Williams announced Saturday that he was temporarily leaving "NBC Nightly News" just a few days after admitting that the story he related several times on TV -- that he was on board a helicopter in Iraq that was hit by rocket-propelled grenades -- was not in fact what happened, but that he was actually on another chopper that arrived an hour after the one that was hit.

His confession, which he was forced to make after a flight engineer who was traveling on the helicopter that was attacked questioned his story on Facebook, has in turn led to a meticulous scrutiny of his career.

"I don't know what screwed up in my mind that caused me to conflate one aircraft from the other," he told his TV audience Feb 4 in making a public apology for telling a story that was not true.

"I guess I had assumed that all of the airframes took some damage because we all went down," he said in an interview with the military newspaper Stars and Stripes.

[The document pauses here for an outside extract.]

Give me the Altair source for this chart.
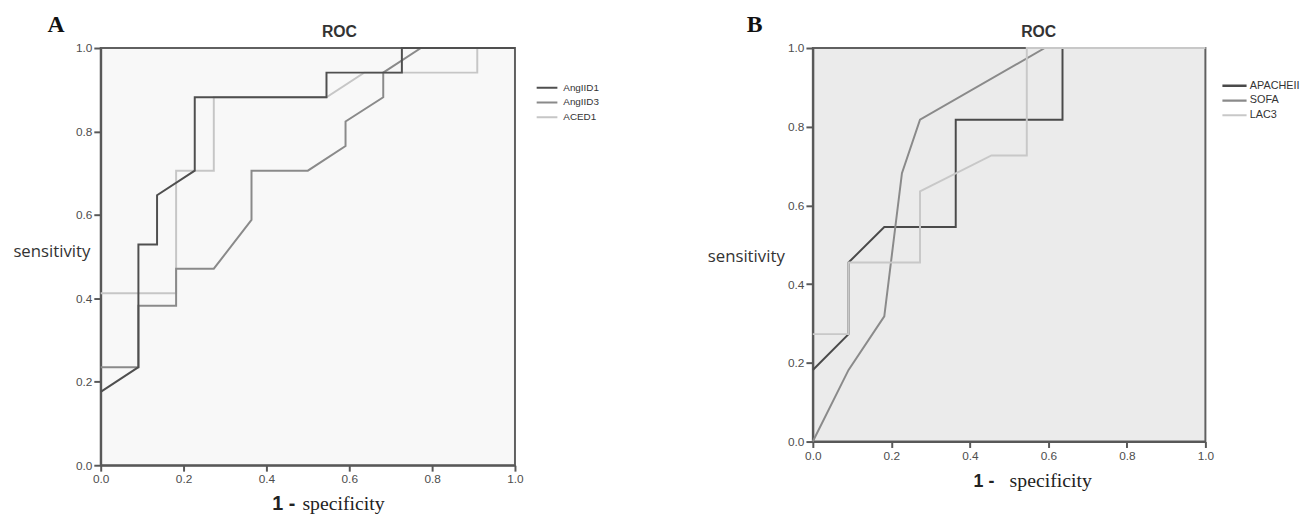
import altair as alt
import pandas as pd

# ---------------- Panel A data ----------------
a_series = ["AngIID1", "AngIID3", "ACED1"]
a_colors = ["#4f4f4f", "#8a8a8a", "#c6c6c6"]

angiid1_x = [0.0, 0.091, 0.091, 0.136, 0.136, 0.227, 0.227, 0.545, 0.545, 0.727, 0.727, 1.0]
angiid1_y = [0.176, 0.235, 0.529, 0.529, 0.647, 0.706, 0.882, 0.882, 0.941, 0.941, 1.0, 1.0]

angiid3_x = [0.0, 0.091, 0.091, 0.182, 0.182, 0.273, 0.364, 0.364, 0.5, 0.591, 0.591, 0.682, 0.682, 0.773, 1.0]
angiid3_y = [0.235, 0.235, 0.382, 0.382, 0.471, 0.471, 0.588, 0.706, 0.706, 0.765, 0.824, 0.882, 0.941, 1.0, 1.0]

aced1_x = [0.0, 0.182, 0.182, 0.273, 0.273, 0.545, 0.636, 0.909, 0.909, 1.0]
aced1_y = [0.412, 0.412, 0.706, 0.706, 0.882, 0.882, 0.941, 0.941, 1.0, 1.0]

# ---------------- Panel B data ----------------
b_series = ["APACHEII", "SOFA", "LAC3"]
b_colors = ["#4a4a4a", "#8a8a8a", "#c8c8c8"]

apache_x = [0.0, 0.091, 0.091, 0.182, 0.364, 0.364, 0.636, 0.636, 1.0]
apache_y = [0.182, 0.273, 0.455, 0.545, 0.545, 0.818, 0.818, 1.0, 1.0]

sofa_x = [0.0, 0.091, 0.182, 0.227, 0.273, 0.591, 1.0]
sofa_y = [0.0, 0.182, 0.318, 0.682, 0.818, 1.0, 1.0]

lac3_x = [0.0, 0.091, 0.091, 0.273, 0.273, 0.455, 0.545, 0.545, 1.0]
lac3_y = [0.273, 0.273, 0.455, 0.455, 0.636, 0.727, 0.727, 1.0, 1.0]

tick_values = [0.0, 0.2, 0.4, 0.6, 0.8, 1.0]


def frame(pairs):
    rows = []
    for name, xs, ys in pairs:
        for i, (x, y) in enumerate(zip(xs, ys)):
            rows.append({"series": name, "x": x, "y": y, "i": i})
    return pd.DataFrame(rows)


# draw order: first rows are drawn underneath
df_a = frame([("ACED1", aced1_x, aced1_y),
              ("AngIID3", angiid3_x, angiid3_y),
              ("AngIID1", angiid1_x, angiid1_y)])
df_b = frame([("APACHEII", apache_x, apache_y),
              ("SOFA", sofa_x, sofa_y),
              ("LAC3", lac3_x, lac3_y)])

AXIS_COLOR = "#585858"


def panel(df, series, colors, w, h, letter, letter_dx, title_dx,
          one_x, one_size, spec_x, xtitle_y, ytitle_x, ytitle_y, leg_x, leg_y,
          sym_size, label_offset, label_size, bg, widths):
    xaxis = alt.Axis(values=tick_values, format=".1f", grid=False, labelFlush=False,
                     tickSize=6, tickWidth=2, tickColor=AXIS_COLOR,
                     domainColor=AXIS_COLOR, domainWidth=2,
                     labelFont="Liberation Sans", labelFontSize=12, labelColor="#4d4d4d",
                     labelPadding=3,
                     title="specificity", titleFont="Liberation Serif", titleFontSize=20,
                     titleFontWeight="normal", titleColor="#222222",
                     titleX=spec_x, titleY=xtitle_y, titleAlign="left",
                     titleBaseline="alphabetic")
    yaxis = alt.Axis(values=tick_values, format=".1f", grid=False, labelFlush=False,
                     tickSize=7, tickWidth=2, tickColor=AXIS_COLOR,
                     domainColor=AXIS_COLOR, domainWidth=2,
                     labelFont="Liberation Sans", labelFontSize=12, labelColor="#4d4d4d",
                     labelPadding=2,
                     title="sensitivity", titleFont="Open Sans", titleFontSize=17,
                     titleFontWeight="normal", titleColor="#333333", titleAngle=0,
                     titleX=ytitle_x, titleY=ytitle_y, titleAlign="center",
                     titleBaseline="middle")
    lines = alt.Chart(df).mark_line(strokeWidth=2).encode(
        x=alt.X("x:Q", scale=alt.Scale(domain=[0, 1], nice=False), axis=xaxis),
        y=alt.Y("y:Q", scale=alt.Scale(domain=[0, 1], nice=False), axis=yaxis),
        color=alt.Color("series:N",
                        scale=alt.Scale(domain=series, range=colors),
                        legend=alt.Legend(orient="none", legendX=leg_x, legendY=leg_y,
                                          title=None, symbolType="stroke",
                                          symbolSize=sym_size, symbolStrokeWidth=2,
                                          clipHeight=12.5, rowPadding=2, padding=0,
                                          labelOffset=label_offset,
                                          labelFont="Liberation Sans",
                                          labelFontSize=label_size, labelColor="#333333")),
        strokeWidth=alt.StrokeWidth("series:N",
                                    scale=alt.Scale(domain=series, range=widths),
                                    legend=None),
        order=alt.Order("i:Q"),
        detail="series:N",
    )
    lab = alt.Chart(pd.DataFrame({"label": [letter]})).mark_text(
        font="Liberation Serif", fontSize=24, fontWeight="bold",
        align="left", baseline="top", color="#111111"
    ).encode(text="label:N", x=alt.value(letter_dx), y=alt.value(-35))
    one = alt.Chart(pd.DataFrame({"label": ["1 -"]})).mark_text(
        font="Liberation Sans", fontSize=one_size, fontWeight="bold",
        align="left", baseline="alphabetic", color="#222222"
    ).encode(text="label:N", x=alt.value(one_x), y=alt.value(h + xtitle_y))
    return alt.layer(lines, lab, one).properties(
        width=w, height=h,
        title=alt.TitleParams("ROC", dx=title_dx, dy=35, anchor="middle", frame="group",
                              font="Liberation Sans", fontSize=16, fontWeight="bold",
                              color="#333333", offset=8),
        view=alt.ViewBackground(fill=bg, stroke="#606060", strokeWidth=2),
    )


pa = panel(df_a, a_series, a_colors, 420, 423, "A", -54, 32,
           174, 20, 204, 45, -50, 206, 441, 34, 441, 5, 10, "#f8f8f8", [2, 2, 2])
pb = panel(df_b, b_series, b_colors, 398, 399, "B", -67, 30,
           163, 18, 199, 46, -68, 211, 414, 32, 600, 2, 11, "#ebebeb", [2.5, 2, 2])

chart = alt.hconcat(pa, pb, spacing=302, bounds="flush").resolve_scale(
    color="independent", strokeWidth="independent"
).resolve_legend(color="independent").properties(
    padding={"left": 3, "top": 1, "right": 5, "bottom": 5},
    background="white",
)

chart.save("out.html", embed_options={"renderer": "svg", "actions": False})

But the fake Iraq story turns out not to be the only controversial episode in his career.

In 2005, for example, he said he saw a body floating in front of the hotel where he was staying in New Orleans after Hurricane Katrina struck. For that news coverage, NBC won a Peabody Prize, the TV and radio equivalent of a Pulitzer.

But the manager of the Ritz Carlton where he stayed said that neither she nor any of the hotel's employees saw a body floating near the building, located in a neighbourhood that largely escaped the widespread flooding.

Added to that episode were Williams' statements about a suicide in New Orleans' Superdome Stadium after Katrina.

The 55-year-old anchor said in a 2005 documentary that he had not witnessed the tragedy, a story he changed last year, saying that he had indeed seen a man throw himself off the highest part of the stadium.

NBC has reacted with surprise to these revelations and says it has opened an investigation into the misleading stories.

But The New York Times columnist Maureen Dowd said in an article published last weekend: "NBC executives were warned a year ago that Brian Williams was constantly inflating his biography", and it even got to the point where "it was a joke in the news division."

For Dowd, what happened is symptomatic of the trivialising of television newscasts, which are plagued these days, she said, "with cat, dog and baby videos, weather stories and narcissism".

What Williams did and NBC's reaction to it were also slammed this Monday by Time magazine, which regretted that no one in the network sounded the alarm and said that an internal investigation was no way to fix such a problem.

"Williams should be talking, not to his own staff, not to David Letterman, but to outside journalists," Time said.

For Time, "NBC and Williams have a trust problem, which is therefore also a business problem. Only openness will fix that -- and the later and more grudgingly it comes, the less good it will do."

Williams, meanwhile, temporarily withdrew from the "NBC Nightly News" Saturday, promising that when he returns to the show he would continue working to deserve the trust of those who believe in him and in his network.